***** EXERCISE DATA

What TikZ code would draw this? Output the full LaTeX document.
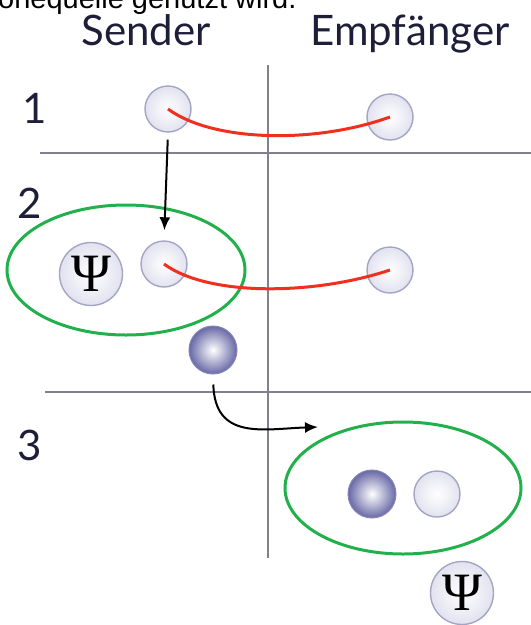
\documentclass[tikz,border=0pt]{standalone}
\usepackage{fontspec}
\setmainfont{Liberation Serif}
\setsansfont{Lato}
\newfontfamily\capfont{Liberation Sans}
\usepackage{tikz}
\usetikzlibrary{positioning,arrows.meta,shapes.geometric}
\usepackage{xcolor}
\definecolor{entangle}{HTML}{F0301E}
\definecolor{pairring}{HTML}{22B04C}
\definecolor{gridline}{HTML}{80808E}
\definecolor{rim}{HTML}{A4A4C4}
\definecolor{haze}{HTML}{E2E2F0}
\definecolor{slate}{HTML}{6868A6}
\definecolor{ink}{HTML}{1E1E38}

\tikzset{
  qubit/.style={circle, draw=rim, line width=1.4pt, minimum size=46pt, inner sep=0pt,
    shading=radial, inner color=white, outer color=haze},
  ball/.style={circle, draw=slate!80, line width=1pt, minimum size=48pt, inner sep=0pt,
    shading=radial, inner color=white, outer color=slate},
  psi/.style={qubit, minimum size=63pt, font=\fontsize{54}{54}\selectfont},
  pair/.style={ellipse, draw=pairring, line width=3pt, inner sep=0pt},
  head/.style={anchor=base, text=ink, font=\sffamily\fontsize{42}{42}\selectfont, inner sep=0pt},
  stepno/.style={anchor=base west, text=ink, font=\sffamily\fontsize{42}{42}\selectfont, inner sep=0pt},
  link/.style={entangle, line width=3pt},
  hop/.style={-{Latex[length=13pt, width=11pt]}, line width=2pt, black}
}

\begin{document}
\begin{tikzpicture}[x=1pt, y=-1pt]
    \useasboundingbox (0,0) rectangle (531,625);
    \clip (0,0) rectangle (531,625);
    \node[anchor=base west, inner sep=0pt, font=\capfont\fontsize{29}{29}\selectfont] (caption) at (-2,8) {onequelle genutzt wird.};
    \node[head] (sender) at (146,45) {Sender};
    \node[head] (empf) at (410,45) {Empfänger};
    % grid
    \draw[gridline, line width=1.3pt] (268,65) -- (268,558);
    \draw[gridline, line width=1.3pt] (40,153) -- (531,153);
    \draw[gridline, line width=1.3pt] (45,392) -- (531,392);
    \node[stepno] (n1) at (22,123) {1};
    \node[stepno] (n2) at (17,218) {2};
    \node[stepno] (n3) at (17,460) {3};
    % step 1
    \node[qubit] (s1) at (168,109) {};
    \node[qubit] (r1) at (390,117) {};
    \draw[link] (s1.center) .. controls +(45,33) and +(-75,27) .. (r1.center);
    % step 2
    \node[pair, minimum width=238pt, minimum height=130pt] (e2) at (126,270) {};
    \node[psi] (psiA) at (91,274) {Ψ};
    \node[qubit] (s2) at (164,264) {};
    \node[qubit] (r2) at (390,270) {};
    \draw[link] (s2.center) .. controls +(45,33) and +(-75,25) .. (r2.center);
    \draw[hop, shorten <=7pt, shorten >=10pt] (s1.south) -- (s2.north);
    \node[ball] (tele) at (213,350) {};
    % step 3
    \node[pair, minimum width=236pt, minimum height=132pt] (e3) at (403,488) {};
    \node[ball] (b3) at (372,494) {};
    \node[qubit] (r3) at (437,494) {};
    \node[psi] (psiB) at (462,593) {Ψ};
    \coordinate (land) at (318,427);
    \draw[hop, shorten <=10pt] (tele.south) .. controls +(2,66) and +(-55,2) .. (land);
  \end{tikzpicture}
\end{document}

**********
***** EXERCISE DATA

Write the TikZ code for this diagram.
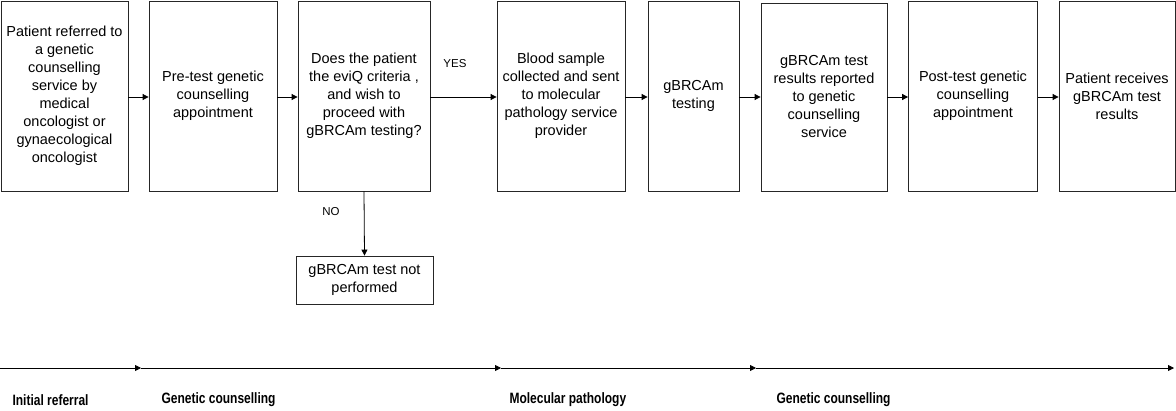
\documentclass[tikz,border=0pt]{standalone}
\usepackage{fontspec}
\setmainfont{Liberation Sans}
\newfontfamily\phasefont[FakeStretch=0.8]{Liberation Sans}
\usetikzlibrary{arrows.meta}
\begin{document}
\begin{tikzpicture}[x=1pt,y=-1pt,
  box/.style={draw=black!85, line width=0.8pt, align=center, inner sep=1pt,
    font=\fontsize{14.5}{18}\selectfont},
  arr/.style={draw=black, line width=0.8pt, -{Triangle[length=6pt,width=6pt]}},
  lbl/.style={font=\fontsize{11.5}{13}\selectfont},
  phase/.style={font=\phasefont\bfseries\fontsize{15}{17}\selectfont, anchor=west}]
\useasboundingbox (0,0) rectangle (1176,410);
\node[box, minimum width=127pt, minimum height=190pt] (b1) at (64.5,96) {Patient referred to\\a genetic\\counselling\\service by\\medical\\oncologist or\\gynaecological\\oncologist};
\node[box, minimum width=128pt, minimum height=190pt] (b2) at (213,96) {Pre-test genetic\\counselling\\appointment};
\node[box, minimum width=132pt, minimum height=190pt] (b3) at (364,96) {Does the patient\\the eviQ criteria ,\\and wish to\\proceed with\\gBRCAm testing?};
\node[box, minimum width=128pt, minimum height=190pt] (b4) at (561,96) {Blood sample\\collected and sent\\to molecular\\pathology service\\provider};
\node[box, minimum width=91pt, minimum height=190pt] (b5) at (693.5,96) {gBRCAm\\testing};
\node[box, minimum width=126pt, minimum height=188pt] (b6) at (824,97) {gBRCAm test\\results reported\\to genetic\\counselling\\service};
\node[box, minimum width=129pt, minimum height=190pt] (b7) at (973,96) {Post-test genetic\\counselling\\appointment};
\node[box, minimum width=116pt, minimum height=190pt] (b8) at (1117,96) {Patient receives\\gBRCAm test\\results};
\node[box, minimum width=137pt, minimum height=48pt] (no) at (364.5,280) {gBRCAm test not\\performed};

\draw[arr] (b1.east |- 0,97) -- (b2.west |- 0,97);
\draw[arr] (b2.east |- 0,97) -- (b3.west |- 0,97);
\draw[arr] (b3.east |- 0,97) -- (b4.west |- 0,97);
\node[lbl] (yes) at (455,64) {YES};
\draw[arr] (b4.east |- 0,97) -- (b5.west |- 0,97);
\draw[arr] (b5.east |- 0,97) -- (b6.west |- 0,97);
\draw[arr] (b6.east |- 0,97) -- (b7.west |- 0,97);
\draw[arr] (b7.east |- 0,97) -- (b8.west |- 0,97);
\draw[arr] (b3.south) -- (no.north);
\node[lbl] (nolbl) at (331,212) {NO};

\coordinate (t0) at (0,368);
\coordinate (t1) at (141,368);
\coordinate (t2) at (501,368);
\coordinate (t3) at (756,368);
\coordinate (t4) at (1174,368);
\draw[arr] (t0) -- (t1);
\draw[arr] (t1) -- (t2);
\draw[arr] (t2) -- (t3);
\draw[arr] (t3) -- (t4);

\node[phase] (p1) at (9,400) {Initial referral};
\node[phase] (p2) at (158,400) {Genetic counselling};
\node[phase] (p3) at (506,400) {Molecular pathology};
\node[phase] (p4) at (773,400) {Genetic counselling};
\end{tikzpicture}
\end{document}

**********

**EXERCISE BRIEF**.
Write out exactly the lines from the one that has "Write the TikZ code for this diagram." down to the one that has "(nolbl) at (331,212)", including both. Pictures stay out of the copy.

**TASK SOLUTION**.
Write the TikZ code for this diagram.
\documentclass[tikz,border=0pt]{standalone}
\usepackage{fontspec}
\setmainfont{Liberation Sans}
\newfontfamily\phasefont[FakeStretch=0.8]{Liberation Sans}
\usetikzlibrary{arrows.meta}
\begin{document}
\begin{tikzpicture}[x=1pt,y=-1pt,
  box/.style={draw=black!85, line width=0.8pt, align=center, inner sep=1pt,
    font=\fontsize{14.5}{18}\selectfont},
  arr/.style={draw=black, line width=0.8pt, -{Triangle[length=6pt,width=6pt]}},
  lbl/.style={font=\fontsize{11.5}{13}\selectfont},
  phase/.style={font=\phasefont\bfseries\fontsize{15}{17}\selectfont, anchor=west}]
\useasboundingbox (0,0) rectangle (1176,410);
\node[box, minimum width=127pt, minimum height=190pt] (b1) at (64.5,96) {Patient referred to\\a genetic\\counselling\\service by\\medical\\oncologist or\\gynaecological\\oncologist};
\node[box, minimum width=128pt, minimum height=190pt] (b2) at (213,96) {Pre-test genetic\\counselling\\appointment};
\node[box, minimum width=132pt, minimum height=190pt] (b3) at (364,96) {Does the patient\\the eviQ criteria ,\\and wish to\\proceed with\\gBRCAm testing?};
\node[box, minimum width=128pt, minimum height=190pt] (b4) at (561,96) {Blood sample\\collected and sent\\to molecular\\pathology service\\provider};
\node[box, minimum width=91pt, minimum height=190pt] (b5) at (693.5,96) {gBRCAm\\testing};
\node[box, minimum width=126pt, minimum height=188pt] (b6) at (824,97) {gBRCAm test\\results reported\\to genetic\\counselling\\service};
\node[box, minimum width=129pt, minimum height=190pt] (b7) at (973,96) {Post-test genetic\\counselling\\appointment};
\node[box, minimum width=116pt, minimum height=190pt] (b8) at (1117,96) {Patient receives\\gBRCAm test\\results};
\node[box, minimum width=137pt, minimum height=48pt] (no) at (364.5,280) {gBRCAm test not\\performed};

\draw[arr] (b1.east |- 0,97) -- (b2.west |- 0,97);
\draw[arr] (b2.east |- 0,97) -- (b3.west |- 0,97);
\draw[arr] (b3.east |- 0,97) -- (b4.west |- 0,97);
\node[lbl] (yes) at (455,64) {YES};
\draw[arr] (b4.east |- 0,97) -- (b5.west |- 0,97);
\draw[arr] (b5.east |- 0,97) -- (b6.west |- 0,97);
\draw[arr] (b6.east |- 0,97) -- (b7.west |- 0,97);
\draw[arr] (b7.east |- 0,97) -- (b8.west |- 0,97);
\draw[arr] (b3.south) -- (no.north);
\node[lbl] (nolbl) at (331,212) {NO};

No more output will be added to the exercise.